Senate Bill 843 was proposed in January as a balm for a population that’s facing both sky-high rental costs and the eventual expiration of pandemic-era moratoriums. California renters––a group that represents some 45 percent of the state’s population and generally has lower incomes than homeowners––were hit disproportionately hard by the economic consequences of the pandemic.
“The California Legislature continues to work on packages to increase housing supply, yet little has been done to provide direct help to renters,” the bill’s author, state Steve Glazer, wrote in comments cited in the Legislature’s bill analysis. “While it will be years before all Californians have access to affordable homes, this bill will help millions of Californians now.”
Any policy that broadly affects renters also affects the rental market, of course, and a higher refund to low-income renters would also be good news for their landlords. It’s a population that’s also suffered throughout the pandemic––landlords and their advocates have frequently complained that government initiatives, including broad eviction moratoriums, effectively supported tenants at the expense of their landlords.
“Our members have been forced to provide housing services for free for nearly two years, and they’re hurting,” Dan Yukelson, executive director of AAGLA, a prominent L.A.-area landlord group, said earlier this year.
The state does already have a nominal tax credit for low-income renters, which was established in 1972 and only raised once, in 1979. The existing credit is capped at $60 annually for individual renters who earn less than roughly $44,000, or $120 to rental couples who file joint taxes.
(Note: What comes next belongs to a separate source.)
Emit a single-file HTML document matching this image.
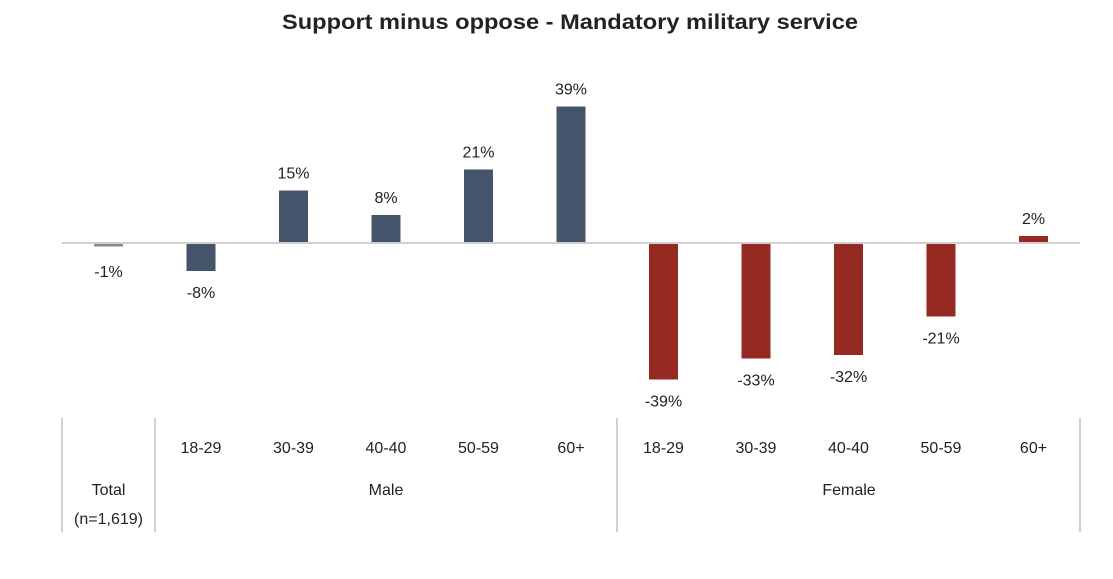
<!DOCTYPE html>
<html><head><meta charset="utf-8"><style>
body{margin:0;background:#fff;}
svg text{font-family:"Liberation Sans",sans-serif;fill:#222;}
</style></head><body>
<svg width="1113" height="574">
<text x="570" y="29" text-anchor="middle" font-size="21" font-weight="bold" textLength="576" lengthAdjust="spacingAndGlyphs">Support minus oppose - Mandatory military service</text>
<g id="bars"></g>
<line x1="62" y1="243" x2="1080" y2="243" stroke="#d0d0d0" stroke-width="2"/>
<g id="axis"></g>
</svg>
<script>
const categories=["Total","18-29","30-39","40-40","50-59","60+","18-29","30-39","40-40","50-59","60+"];
const groups=["total","male","male","male","male","male","female","female","female","female","female"];
const values=[-1,-8,15,8,21,39,-39,-33,-32,-21,2];
const colors={total:"#8c8c8c",male:"#44546a",female:"#952a23"};
const ns="http://www.w3.org/2000/svg";
const zeroY=243,scale=3.5,x0=108.5,step=92.5,bw=29;
const xc=i=>x0+i*step;
const y=v=>zeroY-v*scale;
const bars=document.getElementById('bars'),axis=document.getElementById('axis');
function mk(tag,attrs,parent){const e=document.createElementNS(ns,tag);for(const k in attrs)e.setAttribute(k,attrs[k]);parent.appendChild(e);return e;}
values.forEach((v,i)=>{
  const top=Math.min(y(v),zeroY),h=Math.max(Math.abs(y(v)-zeroY),2);
  const r=mk('rect',{x:xc(i)-bw/2,y:top,width:bw,height:h,fill:colors[groups[i]]},bars);
  
  
  const ly=v>=0?y(v)-12:y(v)+24+(i===0?0:3);
  const t=mk('text',{x:xc(i),y:v>=0?ly:Math.max(ly,zeroY+34),'text-anchor':'middle','font-size':'16'},bars);
  t.textContent=v+'%';
  
  
  if(i>0){const c=mk('text',{x:xc(i),y:453,'text-anchor':'middle','font-size':'16'},axis);c.textContent=categories[i];
  
  }
});
[62,155,617,1080].forEach(x=>{const l=mk('line',{x1:x,y1:418,x2:x,y2:532,stroke:'#d0d0d0','stroke-width':2},axis);

});
const gl=[["Total",108.5,495],["(n=1,619)",108.5,524],["Male",386,495],["Female",849,495]];
gl.forEach(g=>{const t=mk('text',{x:g[1],y:g[2],'text-anchor':'middle','font-size':'16'},axis);t.textContent=g[0];

});
</script>
</body></html>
The existing credit is also nonrefundable — it can reduce a taxpayer’s liability but doesn’t count toward a refund, rendering it inapplicable for many of the renters it was designed to help.
Glazer’s bill would increase the credit to $500 for individual renters and $1,000 for couples and single parents. The income limits of eligible recipients would stay the same, although the credit would also become eligible as a refund and increase annually to adjust for inflation. More than two million Californians would qualify, according to statistics cited by Glazer’s office.
The bill appears to have a good chance at passing: Glazer, a Democrat from the Bay Area, introduced it in January with dozens of co-authors, including state senate minority leader Scott Wilk, of Santa Clarita, and Assemblyman Steven Choi, of Irvine.
The bill unanimously passed through the senate’s Committe on Government and Finance in late March and is set for a hearing in the Committee on Appropriations on Monday.